Given task →
Write out only the lines from the start of the entries up to and including the line with "return H - y"; please skip the pictures.

Stored data →
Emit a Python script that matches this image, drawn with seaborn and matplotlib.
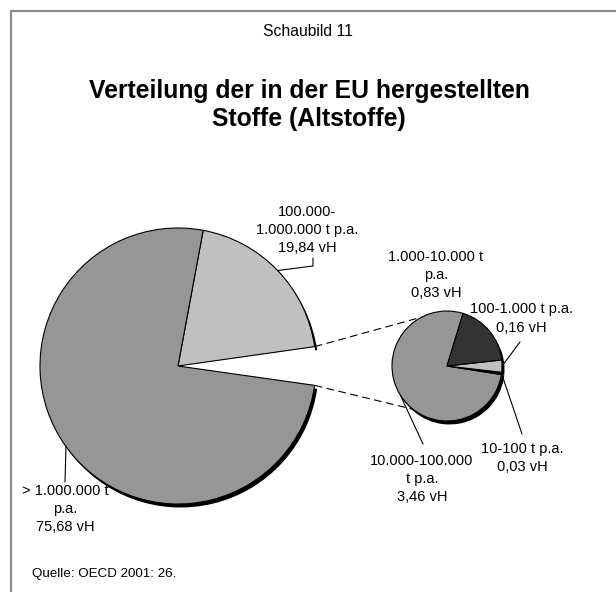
import numpy as np
import matplotlib
matplotlib.use("Agg")
import matplotlib.pyplot as plt
import seaborn as sns

# ---- data ----
main_labels = ["100.000-\n1.000.000 t p.a.\n19,84 vH", "> 1.000.000 t\np.a.\n75,68 vH", "Rest"]
main_values = [19.84, 75.68, 4.48]
main_colors = ["#c0c0c0", "#969696", "white"]

sub_labels = ["10.000-100.000\nt p.a.\n3,46 vH", "10-100 t p.a.\n0,03 vH",
              "100-1.000 t p.a.\n0,16 vH", "1.000-10.000 t\np.a.\n0,83 vH"]
sub_values = [3.46, 0.03, 0.16, 0.83]
sub_colors = ["#969696", "#000000", "#c0c0c0", "#333333"]

title_top = "Schaubild 11"
title_main = "Verteilung der in der EU hergestellten\nStoffe (Altstoffe)"
source = "Quelle: OECD 2001: 26."

W, H = 616, 592
sns.set_theme(style="white")
plt.rcParams['font.family'] = ['Liberation Sans', 'DejaVu Sans']
plt.rcParams['text.color'] = 'black'

fig = plt.figure(figsize=(W / 100, H / 100), dpi=100)
ax = fig.add_axes([0, 0, 1, 1])

def Y(y):
    return H - y

main_c = (178, Y(366)); main_r = 138
sub_c = (447, Y(366)); sub_r = 55
main_start = main_values[2] / sum(main_values) * 360 / 2
sub_start = 73

shadow = (2.5, -3.5)
for (c, r, vals, cols, st, is_main) in [(main_c, main_r, main_values, main_colors, main_start, True),
                                        (sub_c, sub_r, sub_values, sub_colors, sub_start, False)]:
    sw, _ = ax.pie(vals, colors=["black"] * len(vals), startangle=st, radius=r,
                   center=(c[0] + shadow[0], c[1] + shadow[1]),
                   wedgeprops=dict(linewidth=0))
    for s in sw:
        s.set_zorder(1)
    if is_main:
        sw[2].set_visible(False)
    w, _ = ax.pie(vals, colors=cols, startangle=st, radius=r, center=c,
                  wedgeprops=dict(edgecolor="black", linewidth=0.8))
    for s in w:
        s.set_zorder(3)
    if is_main:
        w[2].set_edgecolor("none")
        w[2].set_zorder(2)

def arc_pt(c, r, ang):
    a = np.deg2rad(ang)
    return c[0] + r * np.cos(a), c[1] + r * np.sin(a)

def mid_angles(vals, st):
    tot = sum(vals)
    cum = np.cumsum([0] + list(vals))
    return [st + (cum[i] + cum[i + 1]) / 2 / tot * 360 for i in range(len(vals))]

mm = mid_angles(main_values, main_start)
sm = mid_angles(sub_values, sub_start)
fs = 10.5
ls = 1.4
lc = dict(color="black", linewidth=0.8, zorder=4)

# main labels
p = arc_pt(main_c, main_r, mm[0])
ax.plot([p[0], 313, 313], [p[1], Y(266), Y(258)], **lc)
ax.text(307, Y(230), main_labels[0], ha="center", va="center", fontsize=fs, linespacing=ls)
p = arc_pt(main_c, main_r, mm[1])
ax.plot([p[0], 65], [p[1], Y(482)], **lc)
ax.text(65, Y(509), main_labels[1], ha="center", va="center", fontsize=fs, linespacing=ls)

# sub labels
p = arc_pt(sub_c, sub_r, sm[0])
ax.plot([p[0], 423], [p[1], Y(444)], **lc)
ax.text(422, Y(479), sub_labels[0], ha="center", va="center", fontsize=fs, linespacing=ls)
p = arc_pt(sub_c, sub_r, sm[1])
ax.plot([p[0], 522], [p[1], Y(434)], **lc)
ax.text(522, Y(458), sub_labels[1], ha="center", va="center", fontsize=fs, linespacing=ls)
p = arc_pt(sub_c, sub_r, sm[2])
ax.plot([p[0], 520], [p[1], Y(342)], **lc)
ax.text(521, Y(318.5), sub_labels[2], ha="center", va="center", fontsize=fs, linespacing=ls)
ax.text(436, Y(275), sub_labels[3], ha="center", va="center", fontsize=fs, linespacing=ls)

# connector lines
for ang_main, ang_sub in [(main_start, 117), (-main_start, 232)]:
    a = arc_pt(main_c, main_r, ang_main)
    b = arc_pt(sub_c, sub_r, ang_sub)
    ax.plot([a[0], b[0]], [a[1], b[1]], color="black", linewidth=0.8, dashes=(7, 4), zorder=4)

# titles
ax.text(308, Y(32), title_top, ha="center", va="center", fontsize=11.3)
ax.text(309, Y(105), title_main, ha="center", va="center", fontsize=17.8,
        fontweight="bold", linespacing=1.18)
ax.text(32, Y(574), source, ha="left", va="center", fontsize=9.6)

# frame
ax.plot([11, 11, W + 5], [-5, Y(10.5), Y(10.5)], color="#8c8c8c", linewidth=1.6, clip_on=False)

ax.set_xlim(0, W)
ax.set_ylim(0, H)
ax.set_aspect("equal")
ax.axis("off")
fig.savefig("out.png", dpi=100)
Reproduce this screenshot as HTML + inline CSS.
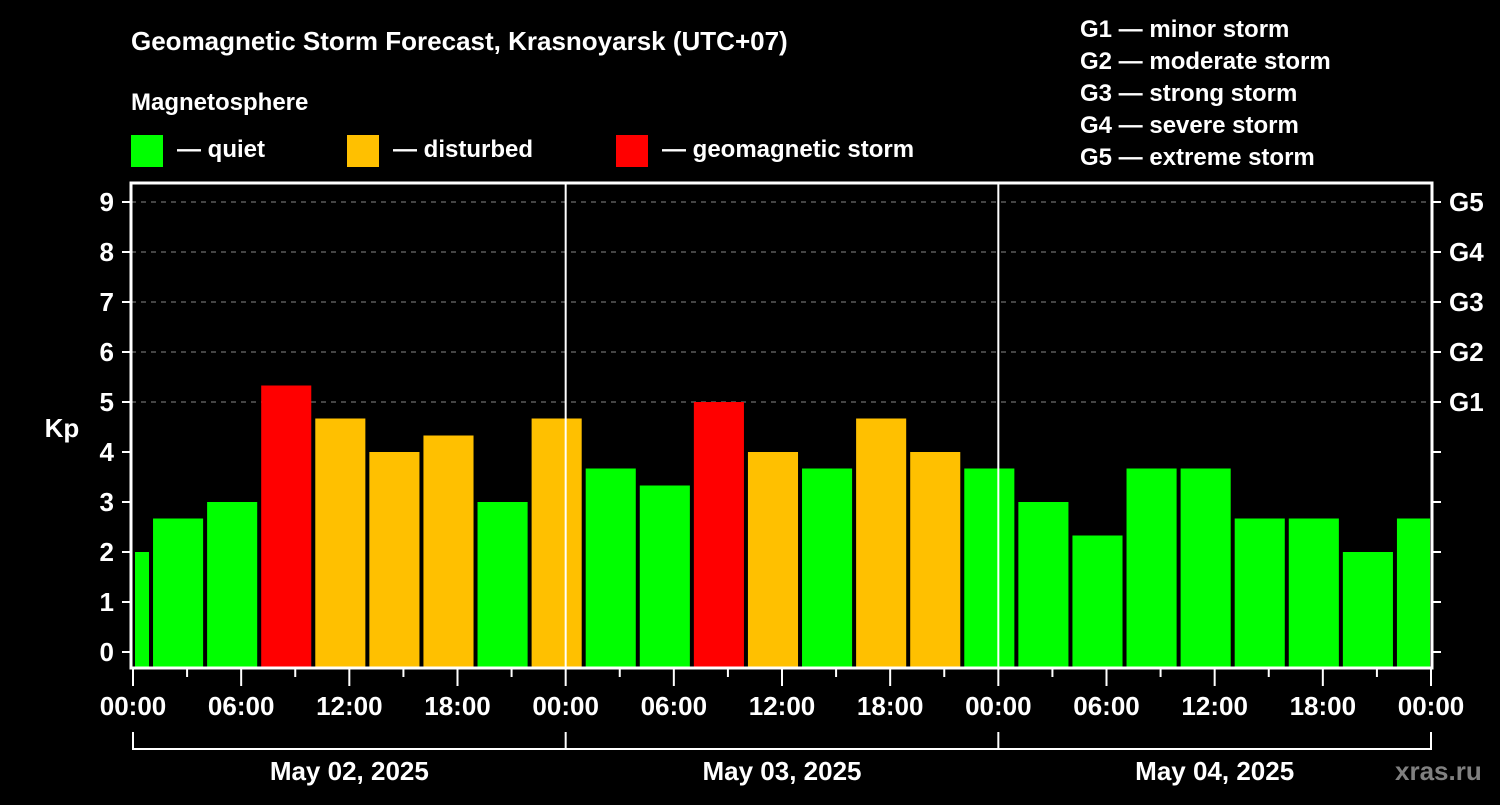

Reply to the exercise →
Emit a Python script that matches this image, drawn with seaborn and matplotlib.
import numpy as np
import matplotlib
matplotlib.use("Agg")
import matplotlib.pyplot as plt
import seaborn as sns

# ---- data ----
main_labels = ["100.000-\n1.000.000 t p.a.\n19,84 vH", "> 1.000.000 t\np.a.\n75,68 vH", "Rest"]
main_values = [19.84, 75.68, 4.48]
main_colors = ["#c0c0c0", "#969696", "white"]

sub_labels = ["10.000-100.000\nt p.a.\n3,46 vH", "10-100 t p.a.\n0,03 vH",
              "100-1.000 t p.a.\n0,16 vH", "1.000-10.000 t\np.a.\n0,83 vH"]
sub_values = [3.46, 0.03, 0.16, 0.83]
sub_colors = ["#969696", "#000000", "#c0c0c0", "#333333"]

title_top = "Schaubild 11"
title_main = "Verteilung der in der EU hergestellten\nStoffe (Altstoffe)"
source = "Quelle: OECD 2001: 26."

W, H = 616, 592
sns.set_theme(style="white")
plt.rcParams['font.family'] = ['Liberation Sans', 'DejaVu Sans']
plt.rcParams['text.color'] = 'black'

fig = plt.figure(figsize=(W / 100, H / 100), dpi=100)
ax = fig.add_axes([0, 0, 1, 1])

def Y(y):
    return H - y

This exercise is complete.